Die letzten Tage der Menschheit 2.0
Die Mitgliederbefragung dieses Häufchen Elends namens „SPÖ“ interessiert mich einen feuchten Kehricht! Was mich wirklich auf die Palme bringt, ist das Sittenbild meines Landes, das durch dieses abwegige Spektakel ans grellste, Schmerzen auslösende Licht gebracht wird.
Als der Habsburgische Vielvölker-Moloch irgendwo auf weit entfernten Gebieten der Monarchie seine letzten Schlachten ausfocht, schaute Karl Kraus in Wien dem Volk und seinen staatlichen und militärischen Repräsentanten aufs Maul und schrieb das Unglaubliche, das er zu hören bekam, auf. Entstanden ist ein Schauerstück über den Untergang einer Zivilisation, die sich — schon in ihren letzten Zuckungen — einbildet, über dem Krieg zu stehen, ihn nicht an sich heranlassen zu müssen, so tut, als gäb’s ihn nicht und dennoch ständig Öl ins Feuer gießt.

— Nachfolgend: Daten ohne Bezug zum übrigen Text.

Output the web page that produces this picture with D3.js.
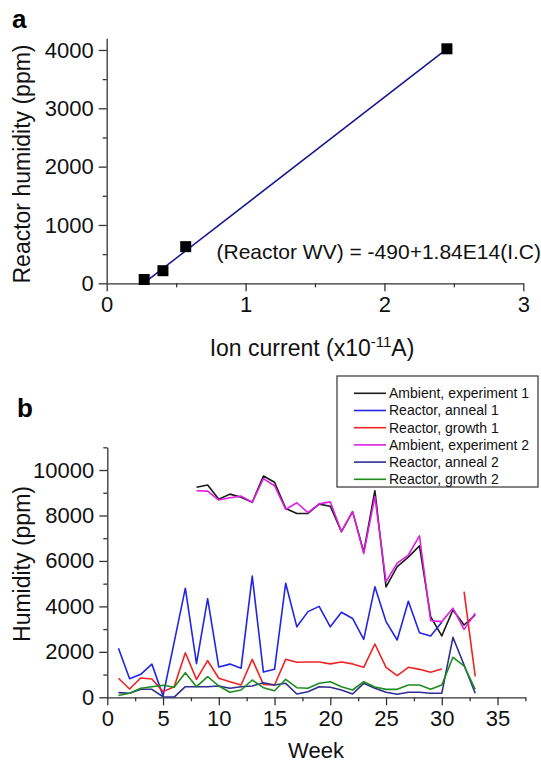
<!DOCTYPE html>
<html>
<head>
<meta charset="utf-8">
<script src="https://cdn.jsdelivr.net/npm/d3@7"></script>
<style>
  body { margin: 0; background: #fff; }
  svg { display: block; font-family: Arial, "Liberation Sans", sans-serif; }
  .axis path, .axis line { stroke: #333; stroke-width: 1.3; }
  .axis text { fill: #111; font-size: 22px; }
</style>
</head>
<body>
<svg id="chart" width="541" height="764"></svg>
<script>
// panel a: calibration points
const ionCurrent = [0.27, 0.405, 0.569, 2.45];
const reactorHumidity = [65, 216, 628, 4020];
const fitIntercept = -490;
const fitSlope = 1840;   // ppm per 1e-11 A
const fitRange = [0.27, 2.45];

// panel b: weekly humidity
const weeks = d3.range(1, 34);
const ambient1 = [null, null, null, null, null, null, null,
  9240, 9340, 8710, 8940, 8800, 8580, 9735, 9460, 8310, 8090, 8090, 8500, 8410, 7290,
  8170, 6400, 9090, 4860, 5750, 6170, 6660, 3550, 2700, 3840, 3180, 3620];
const anneal1 = [2160, 820, 1010, 1460, 60, 2430, 4800, 1480, 4340, 1330, 1460, 1280,
  5330, 1110, 1230, 5020, 3100, 3770, 4000, 3100, 3740, 3470, 2550, 4860, 3330, 2520,
  4230, 2840, 2700, 3300, null, null, null];
const growth1 = [840, 365, 850, 805, 250, 466, 1960, 790, 1610, 836, 686, 540, 1670,
  570, 540, 1670, 1540, 1550, 1550, 1470, 1550, 1470, 1320, 2346, 1320, 950, 1320,
  1230, 1100, 1250, null, 4650, 920];
const ambient2 = [null, null, null, null, null, null, null,
  9090, 9070, 8680, 8780, 8850, 8580, 9620, 9310, 8270, 8560, 8130, 8510, 8600, 7290,
  8170, 6330, 8830, 5090, 5900, 6260, 7100, 3370, 3330, 3920, 2990, 3700];
const anneal2 = [205, 176, 352, 352, 26, 10, 466, 466, 466, 497, 396, 466, 497, 640,
  540, 616, 147, 248, 466, 440, 321, 145, 616, 396, 220, 132, 220, 220, 176, 176,
  2640, 1420, 176];
const growth2 = [80, 176, 396, 466, 528, 440, 1080, 466, 906, 497, 220, 321, 761, 422,
  290, 792, 422, 396, 616, 686, 466, 321, 686, 450, 350, 350, 541, 541, 350, 541,
  1760, 1380, 350];

const seriesNames = ["Ambient, experiment 1", "Reactor, anneal 1", "Reactor, growth 1",
  "Ambient, experiment 2", "Reactor, anneal 2", "Reactor, growth 2"];
const seriesValues = [ambient1, anneal1, growth1, ambient2, anneal2, growth2];
const seriesColors = ["#1a1a1a", "#2424e6", "#ee2424", "#e020e0", "#2e2e90", "#1e8c1e"];

const svg = d3.select("#chart");

// helper: major axis with labels + minor ticks without labels
function drawAxis(g, axisFn, scale, major, minor) {
  g.append("g").attr("class", "axis")
    .call(axisFn(scale).tickValues(minor).tickSize(4).tickSizeOuter(0).tickFormat(""))
    .call(a => a.select(".domain").remove());
  g.append("g").attr("class", "axis")
    .call(axisFn(scale).tickValues(major).tickSize(8).tickSizeOuter(0).tickPadding(5).tickFormat(d3.format("d")));
}

// ---------- panel a ----------
const xa = d3.scaleLinear().domain([0, 3]).range([106.7, 523.3]);
const ya = d3.scaleLinear().domain([0, 4200]).range([283.3, 38.3]);

const ga = svg.append("g");
drawAxis(ga.append("g").attr("transform", "translate(0,283.3)"), d3.axisBottom, xa,
  [0, 1, 2, 3], [0.5, 1.5, 2.5]);
drawAxis(ga.append("g").attr("transform", "translate(106.7,0)"), d3.axisLeft, ya,
  [0, 1000, 2000, 3000, 4000], [500, 1500, 2500, 3500]);

ga.append("line")
  .attr("x1", xa(fitRange[0])).attr("y1", ya(fitIntercept + fitSlope * fitRange[0]))
  .attr("x2", xa(fitRange[1])).attr("y2", ya(fitIntercept + fitSlope * fitRange[1]))
  .attr("stroke", "#14148c").attr("stroke-width", 1.5);

ga.selectAll("rect.pt").data(ionCurrent).enter().append("rect")
  .attr("class", "pt")
  .attr("x", d => xa(d) - 5.5)
  .attr("y", (d, i) => ya(reactorHumidity[i]) - 5.5)
  .attr("width", 11).attr("height", 11)
  .attr("fill", "#000");

ga.append("text").attr("x", 216.5).attr("y", 258.5)
  .attr("font-size", 21).attr("fill", "#111")
  .text("(Reactor WV) = -490+1.84E14(I.C)");

ga.append("text").attr("transform", "translate(30,164) rotate(-90)")
  .attr("text-anchor", "middle").attr("font-size", 23).attr("fill", "#111")
  .text("Reactor humidity (ppm)");

const xlab = ga.append("text").attr("x", 312).attr("y", 356)
  .attr("text-anchor", "middle").attr("font-size", 23).attr("fill", "#111");
xlab.append("tspan").text("Ion current (x10");
xlab.append("tspan").attr("font-size", 15).attr("dy", -9).text("-11");
xlab.append("tspan").attr("dy", 9).text("A)");

svg.append("text").attr("x", 12).attr("y", 28)
  .attr("font-size", 26).attr("font-weight", "bold").text("a");

// ---------- panel b ----------
const xb = d3.scaleLinear().domain([0, 37.5]).range([107.3, 525.4]);
const yb = d3.scaleLinear().domain([0, 11000]).range([697.3, 447.3]);

const gb = svg.append("g");
drawAxis(gb.append("g").attr("transform", "translate(0,697.3)"), d3.axisBottom, xb,
  d3.range(0, 36, 5), d3.range(2.5, 38, 5));
drawAxis(gb.append("g").attr("transform", "translate(107.3,0)"), d3.axisLeft, yb,
  d3.range(0, 10001, 2000), d3.range(1000, 11001, 2000));

const line = d3.line()
  .defined(d => d[1] != null)
  .x(d => xb(d[0]))
  .y(d => yb(d[1]));

seriesValues.forEach((vals, i) => {
  gb.append("path")
    .datum(weeks.map((w, j) => [w, vals[j]]))
    .attr("d", line)
    .attr("fill", "none")
    .attr("stroke", seriesColors[i])
    .attr("stroke-width", 1.6)
    .attr("stroke-linejoin", "round");
});

gb.append("text").attr("transform", "translate(30,564) rotate(-90)")
  .attr("text-anchor", "middle").attr("font-size", 23).attr("fill", "#111")
  .text("Humidity (ppm)");
gb.append("text").attr("x", 316).attr("y", 758)
  .attr("text-anchor", "middle").attr("font-size", 22).attr("fill", "#111")
  .text("Week");

svg.append("text").attr("x", 17).attr("y", 417)
  .attr("font-size", 26).attr("font-weight", "bold").text("b");

// legend
const leg = gb.append("g");
leg.append("rect").attr("x", 337).attr("y", 376).attr("width", 201).attr("height", 111)
  .attr("fill", "#fff").attr("stroke", "#333").attr("stroke-width", 1.2);
seriesNames.forEach((name, i) => {
  const yy = 393.3 + i * 17.2;
  leg.append("line").attr("x1", 354).attr("x2", 386).attr("y1", yy).attr("y2", yy)
    .attr("stroke", seriesColors[i]).attr("stroke-width", 1.6);
  leg.append("text").attr("x", 389).attr("y", yy).attr("dy", "0.35em")
    .attr("font-size", 14).attr("fill", "#111").text(name);
});
</script>
</body>
</html>
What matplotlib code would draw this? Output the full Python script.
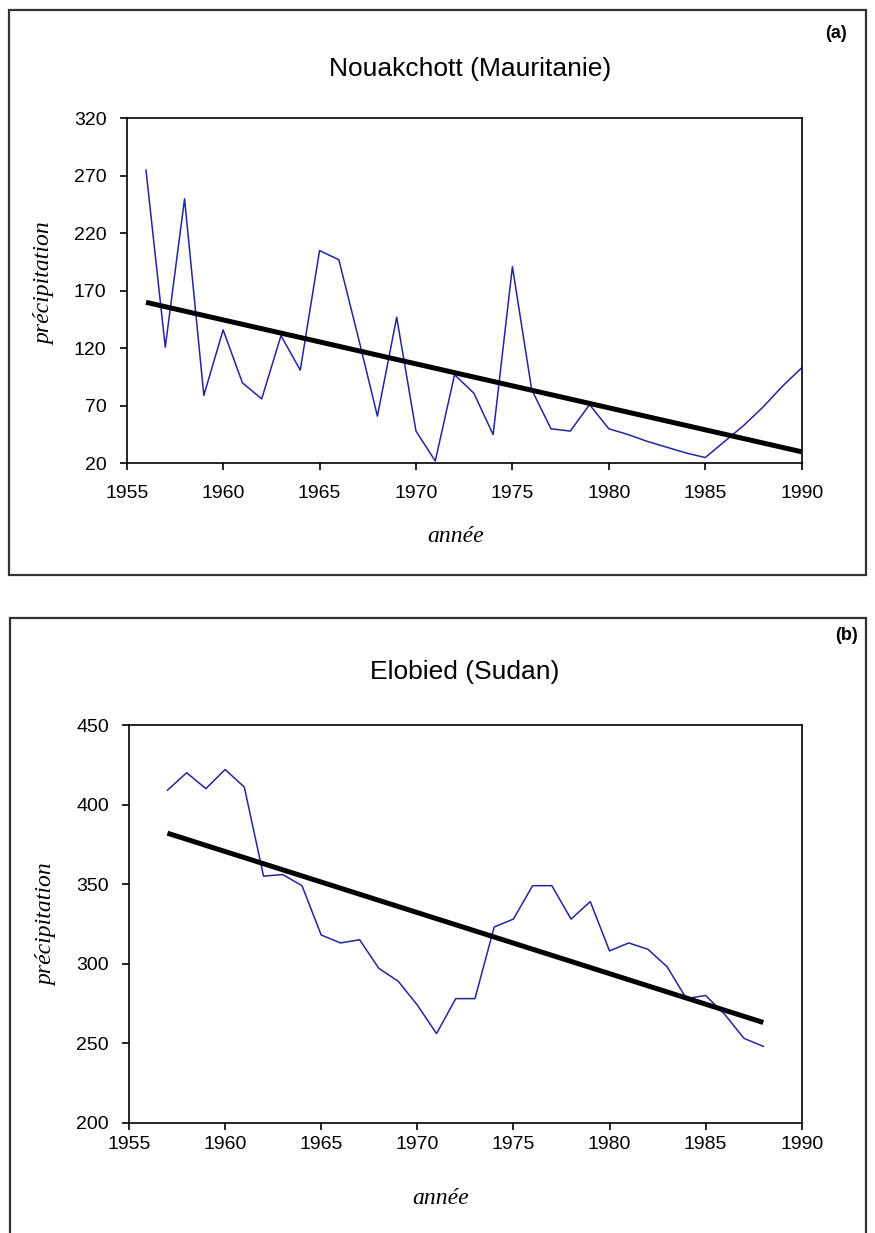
import matplotlib
matplotlib.use("Agg")
import matplotlib.pyplot as plt
from matplotlib.patches import Rectangle

# ---------------- data ----------------
# (a) Nouakchott (Mauritanie)
years_a = [1956, 1957, 1958, 1959, 1960, 1961, 1962, 1963, 1964, 1965, 1966, 1967,
           1968, 1969, 1970, 1971, 1972, 1973, 1974, 1975, 1976, 1977, 1978, 1979,
           1980, 1981, 1982, 1983, 1984, 1985, 1986, 1987, 1988, 1989, 1990]
precip_a = [275, 121, 250, 79, 136, 90, 76, 131, 101, 205, 197, 130,
            61, 147, 48, 22, 97, 81, 45, 191, 84, 50, 48, 71,
            50, 45, 39, 34, 29, 25, 39, 53, 69, 87, 103]
trend_years_a = [1956, 1990]
trend_vals_a = [160, 30]

# (b) Elobied (Sudan)
years_b = [1957, 1958, 1959, 1960, 1961, 1962, 1963, 1964, 1965, 1966, 1967, 1968,
           1969, 1970, 1971, 1972, 1973, 1974, 1975, 1976, 1977, 1978, 1979, 1980,
           1981, 1982, 1983, 1984, 1985, 1986, 1987, 1988]
precip_b = [409, 420, 410, 422, 411, 355, 356, 349, 318, 313, 315, 297,
            289, 274, 256, 278, 278, 323, 328, 349, 349, 328, 339, 308,
            313, 309, 298, 278, 280, 268, 253, 248]
trend_years_b = [1957, 1988]
trend_vals_b = [382, 263]

xticks = [1955, 1960, 1965, 1970, 1975, 1980, 1985, 1990]
yticks_a = [20, 70, 120, 170, 220, 270, 320]
yticks_b = [200, 250, 300, 350, 400, 450]

titles = ["Nouakchott (Mauritanie)", "Elobied (Sudan)"]
panel_tags = ["(a)", "(b)"]
xlabel = "année"
ylabel = "précipitation"

# ---------------- figure ----------------
W, H = 875, 1233
fig = plt.figure(figsize=(W / 100, H / 100), dpi=100)

def fx(px):
    return px / W

def fy(py):
    return 1 - py / H

line_blue = "#24249e"
sans = ["Liberation Sans", "DejaVu Sans"]
serif = ["Liberation Serif", "DejaVu Serif"]

# panel frames
fig.patches.append(Rectangle((fx(9), fy(575)), fx(866) - fx(9), fy(10) - fy(575),
                             transform=fig.transFigure, fill=False,
                             edgecolor="#333333", linewidth=1.6))
fig.patches.append(Rectangle((fx(10), fy(1240)), fx(866) - fx(10), fy(618) - fy(1240),
                             transform=fig.transFigure, fill=False,
                             edgecolor="#333333", linewidth=1.6, clip_on=False))

def setup(ax, yticks, xpad):
    ax.set_xlim(xticks[0], xticks[-1])
    ax.set_ylim(yticks[0], yticks[-1])
    ax.set_xticks(xticks)
    ax.set_yticks(yticks)
    ax.tick_params(direction="out", length=5, width=1.2, color="black",
                   labelsize=14)
    ax.tick_params(axis="x", pad=xpad)
    ax.tick_params(axis="y", pad=9.5)
    for lab in ax.get_xticklabels() + ax.get_yticklabels():
        lab.set_fontfamily(sans)
    for s in ax.spines.values():
        s.set_linewidth(1.2)
        s.set_color("black")

# axes (a)
ax1 = fig.add_axes([fx(126.7), fy(463.3), fx(801.7) - fx(126.7), fy(118.3) - fy(463.3)])
ax1.plot(years_a, precip_a, color=line_blue, linewidth=1.1)
ax1.plot(trend_years_a, trend_vals_a, color="black", linewidth=3.6, solid_capstyle="butt")
setup(ax1, yticks_a, 10.5)

# axes (b)
ax2 = fig.add_axes([fx(129), fy(1122.7), fx(801.7) - fx(129), fy(725) - fy(1122.7)])
ax2.plot(years_b, precip_b, color=line_blue, linewidth=1.1)
ax2.plot(trend_years_b, trend_vals_b, color="black", linewidth=3.6, solid_capstyle="butt")
setup(ax2, yticks_b, 4.5)

# texts
fig.text(fx(470), fy(69), titles[0], ha="center", va="center", fontsize=19, family=sans)
fig.text(fx(465), fy(672), titles[1], ha="center", va="center", fontsize=19, family=sans)
fig.text(fx(836), fy(33), panel_tags[0], ha="center", va="center", fontsize=13,
         fontweight="bold", family=sans)
fig.text(fx(846), fy(636), panel_tags[1], ha="center", va="center", fontsize=13,
         fontweight="bold", family=sans)

fig.text(fx(456), fy(536), xlabel, ha="center", va="center", fontsize=17,
         style="italic", family=serif)
fig.text(fx(441), fy(1198), xlabel, ha="center", va="center", fontsize=17,
         style="italic", family=serif)
fig.text(fx(45), fy(284), ylabel, ha="center", va="center", fontsize=17,
         style="italic", family=serif, rotation=90)
fig.text(fx(47), fy(925), ylabel, ha="center", va="center", fontsize=17,
         style="italic", family=serif, rotation=90)

fig.savefig("out.png", dpi=100, facecolor="white")
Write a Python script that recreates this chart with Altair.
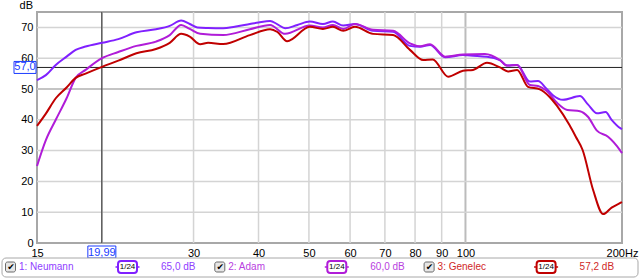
import altair as alt
import pandas as pd

# ---------------- data ----------------
neumann_f = [15, 15.6, 16.3, 17.1, 17.8, 18.6, 20, 21.5, 23.3, 25.4, 27, 28.4, 29.5, 30.5, 32, 34.2,
             36, 38.5, 40, 42.1, 43.5, 45, 47.5, 50.2, 53.2, 55.6, 58.2, 61.3, 66.4, 72.6, 78.2,
             81.8, 85.5, 91.4, 98.9, 106.7, 110, 116.5, 120.2, 125.7, 133, 137.9, 143, 147.3, 154,
             166, 172, 179, 186, 191, 198.5, 200]
neumann_db = [52.9, 54.5, 57.8, 60.5, 62.7, 63.8, 65.0, 66.2, 68.4, 69.4, 70.5, 72.2, 71.1, 70.0, 69.8, 69.7,
              70.2, 71.1, 71.6, 72.1, 71.0, 69.7, 70.8, 71.9, 71.1, 71.9, 70.6, 71.1, 68.9, 68.6, 64.0,
              63.7, 64.3, 60.3, 61.0, 60.6, 60.5, 59.4, 57.6, 57.8, 52.4, 52.6, 50.2, 48.0, 46.5,
              47.7, 45.0, 42.1, 42.5, 40.0, 37.3, 37.0]

adam_f = [15, 15.6, 16.3, 17.1, 17.8, 18.6, 20, 21.5, 23.3, 25.4, 27, 28.4, 29.5, 30.9, 34.2,
          38.5, 42.1, 45, 50.2, 53.2, 55.6, 58.2, 61.3, 66.4, 72.6, 78.2, 81.8, 85.5, 91.4, 98.9,
          109, 116.5, 120.2, 125.7, 133, 137.9, 143, 150, 157, 166, 172, 179, 188, 198.5, 200]
adam_db = [25.0, 33.4, 40.0, 47.0, 53.6, 56.2, 60.0, 62.0, 64.0, 65.4, 67.5, 70.8, 69.5, 67.9, 67.5,
           69.4, 70.8, 67.9, 70.6, 70.0, 70.8, 69.5, 71.1, 69.2, 68.9, 64.8, 63.9, 64.5, 60.5, 61.2,
           61.4, 59.4, 57.6, 57.8, 51.3, 51.0, 49.5, 45.5, 43.2, 42.8, 41.0, 36.5, 34.5, 30.0, 29.2]

genelec_f = [15, 15.6, 16.3, 17.1, 17.8, 18.6, 20, 21.5, 23.3, 25.4, 27, 28.4, 29.5, 30.9, 32, 34.2,
             38.5, 42.1, 43.5, 45.4, 50.2, 53.2, 55.6, 58.2, 61.3, 66.4, 72.6, 78.2, 82.9, 86.5,
             92.6, 98.9, 103.4, 110, 116.5, 120.7, 125.7, 131.9, 139, 145, 150, 158.5, 163, 168,
             176, 184, 191, 198.5, 200]
genelec_db = [38.0, 42.0, 47.0, 50.5, 53.6, 55.0, 57.2, 59.2, 61.6, 63.0, 65.0, 67.9, 67.0, 64.5, 65.0, 64.6,
              67.5, 69.4, 68.5, 65.5, 70.2, 69.5, 70.2, 68.9, 70.2, 67.9, 67.5, 62.7, 59.4, 59.6,
              54.0, 55.9, 56.2, 58.5, 57.0, 55.7, 56.2, 50.7, 49.9, 47.5, 44.5, 38.3, 34.5, 30.2,
              17.2, 9.4, 11.5, 13.0, 13.3]

series_names = ["1: Neumann", "2: Adam", "3: Genelec"]
series_levels = ["65,0 dB", "60,0 dB", "57,2 dB"]
smoothing = ["1/24", "1/24", "1/24"]

x_ticks = [15, 30, 40, 50, 60, 70, 80, 90, 100, 200]
y_ticks = [0, 10, 20, 30, 40, 50, 60, 70]
x_grid_minor = [20, 30, 40, 50, 60, 70, 80, 90]
x_grid_major = [100]
y_grid_minor = [10, 20, 30, 40, 60, 70]
y_grid_major = [50]

cursor_f = 19.99
cursor_db = 57.0
cursor_f_label = "19,99"
cursor_db_label = "57,0"

# ---------------- styling ----------------
colors = ["#8020ff", "#b01cd8", "#c00000"]
text_colors = ["#9040ff", "#b840e0", "#d02828"]
FONT = "Liberation Sans"
W, H = 585, 231
PL, PT = 37, 12

xs = alt.Scale(type="log", domain=[15, 200], nice=False)
ys = alt.Scale(domain=[0, 75], nice=False, zero=False)

AX_X = alt.Axis(values=x_ticks, labelOverlap=False, labelFlush=False, labelPadding=4,
                grid=False, ticks=False, domain=False,
                labelExpr="datum.value == 200 ? '200Hz' : format(datum.value, 'd')")
AX_Y = alt.Axis(values=y_ticks, labelOverlap=False, labelFlush=False, labelPadding=4,
                grid=False, ticks=False, domain=False,
                labelExpr="format(datum.value, 'd')")

X = lambda: alt.X("f:Q", scale=xs, title=None, axis=AX_X)
Y = lambda: alt.Y("db:Q", scale=ys, title=None, axis=AX_Y)


def df(f, db, name):
    return pd.DataFrame({"f": f, "db": db, "name": name})


frames = [df(neumann_f, neumann_db, series_names[0]),
          df(adam_f, adam_db, series_names[1]),
          df(genelec_f, genelec_db, series_names[2])]

layers = []

# grid
def vgrid(vals, color, width):
    return alt.Chart(pd.DataFrame({"f": vals})).mark_rule(color=color, strokeWidth=width).encode(x=X())

def hgrid(vals, color, width):
    return alt.Chart(pd.DataFrame({"db": vals})).mark_rule(color=color, strokeWidth=width).encode(y=Y())

layers += [vgrid(x_grid_minor, "#d4d4d4", 1.5), vgrid(x_grid_major, "#bcbcbc", 2),
           hgrid(y_grid_minor, "#d4d4d4", 1.5), hgrid(y_grid_major, "#c4c4c4", 2)]

# cursor lines
layers.append(alt.Chart(pd.DataFrame({"f": [cursor_f]})).mark_rule(color="#202020", strokeWidth=1).encode(x=X()))
layers.append(alt.Chart(pd.DataFrame({"db": [cursor_db]})).mark_rule(color="#202020", strokeWidth=1).encode(y=Y()))

# curves
for fr, c in zip(frames, colors):
    layers.append(alt.Chart(fr).mark_line(color=c, strokeWidth=2, interpolate="monotone").encode(
        x=X(), y=Y()))

# dB title
layers.append(alt.Chart(pd.DataFrame({"t": ["dB"]})).mark_text(
    font=FONT, fontSize=11, align="right", baseline="middle", color="#000000").encode(
    x=alt.value(33 - PL), y=alt.value(6 - PT), text="t:N"))

# cursor labels
BLUE = "#1a3cff"
cf = pd.DataFrame({"f": [cursor_f], "t": [cursor_f_label]})
layers.append(alt.Chart(cf).mark_rect(fill="white", stroke=BLUE, strokeWidth=1, xOffset=-14, x2Offset=14).encode(
    x=X(), x2="f:Q", y=alt.value(246 - PT), y2=alt.value(258 - PT)))
layers.append(alt.Chart(cf).mark_text(font=FONT, fontSize=11, color=BLUE, baseline="middle").encode(
    x=X(), y=alt.value(252.5 - PT), text="t:N"))

cd = pd.DataFrame({"db": [cursor_db], "t": [cursor_db_label]})
layers.append(alt.Chart(cd).mark_rect(fill="white", stroke=BLUE, strokeWidth=1, yOffset=-6, y2Offset=6).encode(
    y=Y(), y2="db:Q", x=alt.value(14 - PL), x2=alt.value(36 - PL)))
layers.append(alt.Chart(cd).mark_text(font=FONT, fontSize=11, color=BLUE, baseline="middle").encode(
    y=Y(), x=alt.value(25 - PL), text="t:N"))

# bottom legend bar
one = pd.DataFrame({"a": [0]})
layers.append(alt.Chart(one).mark_rect(fill="white", stroke="#a8a8a8", strokeWidth=1, cornerRadius=4).encode(
    x=alt.value(2 - PL), x2=alt.value(638 - PL), y=alt.value(258 - PT), y2=alt.value(277 - PT)))

LY = 267 - PT
for i in range(3):
    x0 = 10.5 + 209.3 * i - PL
    cb = alt.Chart(one).mark_rect(fill="#e6e6e6", stroke="#6a6a6a", strokeWidth=1, cornerRadius=2).encode(
        x=alt.value(x0 - 5), x2=alt.value(x0 + 5), y=alt.value(LY - 5), y2=alt.value(LY + 5))
    ck = alt.Chart(pd.DataFrame({"t": ["✔"]})).mark_text(font="DejaVu Sans", fontSize=9, color="#000000",
                                                          baseline="middle").encode(
        x=alt.value(x0 + 0.5), y=alt.value(LY), text="t:N")
    nm = alt.Chart(pd.DataFrame({"t": [series_names[i]]})).mark_text(
        font=FONT, fontSize=10, color=text_colors[i], align="left", baseline="middle").encode(
        x=alt.value(x0 + 8.5), y=alt.value(LY), text="t:N")
    bx = x0 + 117
    wh = alt.Chart(one).mark_rule(color=colors[i], strokeWidth=1.5).encode(
        x=alt.value(bx - 12), x2=alt.value(bx + 12), y=alt.value(LY))
    box = alt.Chart(one).mark_rect(fill="white", stroke=colors[i], strokeWidth=2, cornerRadius=3).encode(
        x=alt.value(bx - 9.5), x2=alt.value(bx + 9.5), y=alt.value(LY - 6), y2=alt.value(LY + 6))
    sm = alt.Chart(pd.DataFrame({"t": [smoothing[i]]})).mark_text(
        font=FONT, fontSize=8, color="#000000", baseline="middle").encode(
        x=alt.value(bx), y=alt.value(LY), text="t:N")
    lv = alt.Chart(pd.DataFrame({"t": [series_levels[i]]})).mark_text(
        font=FONT, fontSize=10, color=text_colors[i], align="left", baseline="middle").encode(
        x=alt.value(x0 + 150.5), y=alt.value(LY), text="t:N")
    layers += [cb, ck, nm, wh, box, sm, lv]

chart = alt.layer(*layers).properties(
    width=W, height=H,
    autosize=alt.AutoSizeParams(type="none"),
    padding={"left": PL, "top": PT, "right": 640 - PL - W, "bottom": 278 - PT - H},
    background="white",
).configure_view(
    stroke="#a8a8a8", strokeWidth=2
).configure_axis(
    labelFontSize=11, labelFont=FONT, labelColor="#000000"
)

chart.save("out.html", embed_options={"renderer": "svg", "actions": False})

Genau dieses degenerierte Verhalten hat ihren Untergang beschleunigt.
Karl Kraus konnte dieses Werk in der Form nur verfassen, weil das Kriegsgeschehen, die Fronten, die Hauptstadt Wien nicht berührten und seine Bevölkerung daher glaubte, heil davon zu kommen. Das böse Erwachen kam, als die Monarchie den Krieg verlor und sich das Jahrhunderte lang existierende Habsburger-Reich in Luft auflöste.
Der Volksschauspieler Helmut Qualtinger hat seinerzeit auf vier wohlfeilen Vinyl-Schallplatten Passagen aus den „Letzten Tagen der Menschheit“ gelesen. Diese Scheiben haben sich in meiner Jugend Tag und Nacht auf dem Plattenteller gedreht. Ich habe ganze Passagen auswendig gekonnt. Was haben wir gelacht, als ich die Sketsche in durchzechten Nächten zum Vortrag brachte. Dass mich eine solche Realität, wie sie Karl Kraus abbildete, jemals einholen würde, war unvorstellbar. Es ist geschehen.
Die Journalisten
Bedeutende Rollen spielen bei Kraus die Journalisten, über deren blödsinnigen Sermon er sich auf bissigste Weise lustig macht. Er hat weder die Personen, noch ihre Einlassungen erfunden, sondern einfach in die bunte Blätterlandschaft seiner Zeit geschaut und aus dem ganzen Holler das für ihn Brauchbare herausgefiltert.
Und heute? Heute ist das Fernsehen die Botschaft. Und dort hocken sie, die Journalisten und Journalistinnen, schminktechnisch hergerichtet, und sondern ihre hochnotpeinlichen Kommentare ab. Wer wird das Rennen machen? Kommt es zur Kampfabstimmung zwischen Doskozil und Babler? Was wird die Wagner Rendi machen? Und wo bleibt das Parteiprogramm? Wofür steht die „SPÖ“?
Das kann ich leicht beantworten. Sie steht für nichts anderes, als die verkehrte Welt der EU. Und wofür diese steht, für Krieg, Waffenlieferungen, Antidiplomatie, daran will weder die Journaille noch die „SPÖ“ Kritik üben. Die Medien weiden sich lieber am Unglück einer einst halbwegs integeren Partei, die für mich lange Zeit das berühmte „kleinere Übel“ dargestellt hat. Mit der „Mitgliederbefragung“ und den drei in jeder Hinsicht, rechts, mittig, links, oben, zwischengeschossig, unten, seichten Kandidaten ist aus dem kleineren ein großes Übel geworden. Diese Partei wird, wer immer ihr Vorsitzender oder ihre Vorsitzende sein wird, keinen Beitrag leisten, das Unheil, auf das die Welt zusteuert, abzuwenden.